Thursday

June 30, 2016
Posted by **rohan** on Thursday, June 9, 2011 at 8:58am.

- algebra -
**MathMate**, Thursday, June 9, 2011 at 11:20amIntuitively, we can locate the maximum by the following reasoning:

Given

a+2b+c=4.....(1)

as a constraint, we look for the maximum of

f(a,b,c)=ab+bc+ca...(2)

First solve for b in terms of a and b from 1 to get:

b=(4-a-c)/2

Substitute in (2) to get

(4c+4a-a²-c²)/2

which is perfectly symmetrical in a and c.

So set a and c each equal to x and find the maximum of

f(x)=8x-2x²

by setting f'(x)=8-4x=0,

we find the maximum of f(x)=f(2)=4 when a=c=2, and b=0.

Alternately, we can find it formally using the Lagrange multiplier method.

Let the objective function

P(a,b,c)=ab+bc+ca+L(a+2b+c-4)

where L is an undetermined constant, and a+2b+c-4=0 is the given constraint.

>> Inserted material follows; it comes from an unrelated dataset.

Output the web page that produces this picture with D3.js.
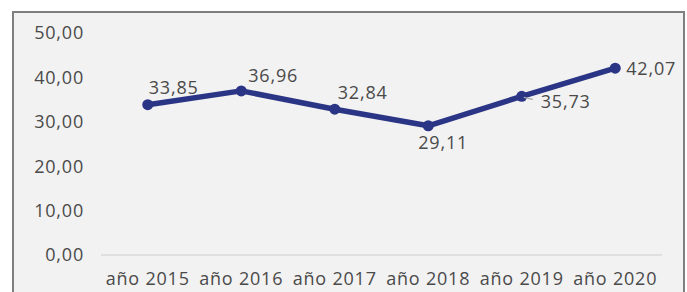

Differentiating partially with respect to a, b, and c yields the following set of linear equations:

a+2b+c=4 ....(1) given constraint

b+c+L=0 ....(2) ∂P/∂a=0

a+c+2L=0 ...(3) ∂P/∂b=0

b+a+L=0 ...(4) ∂P/∂c=0

By solving the linear system (1) to (4), we get

a=2,b=0,c=2,L=-2 as before.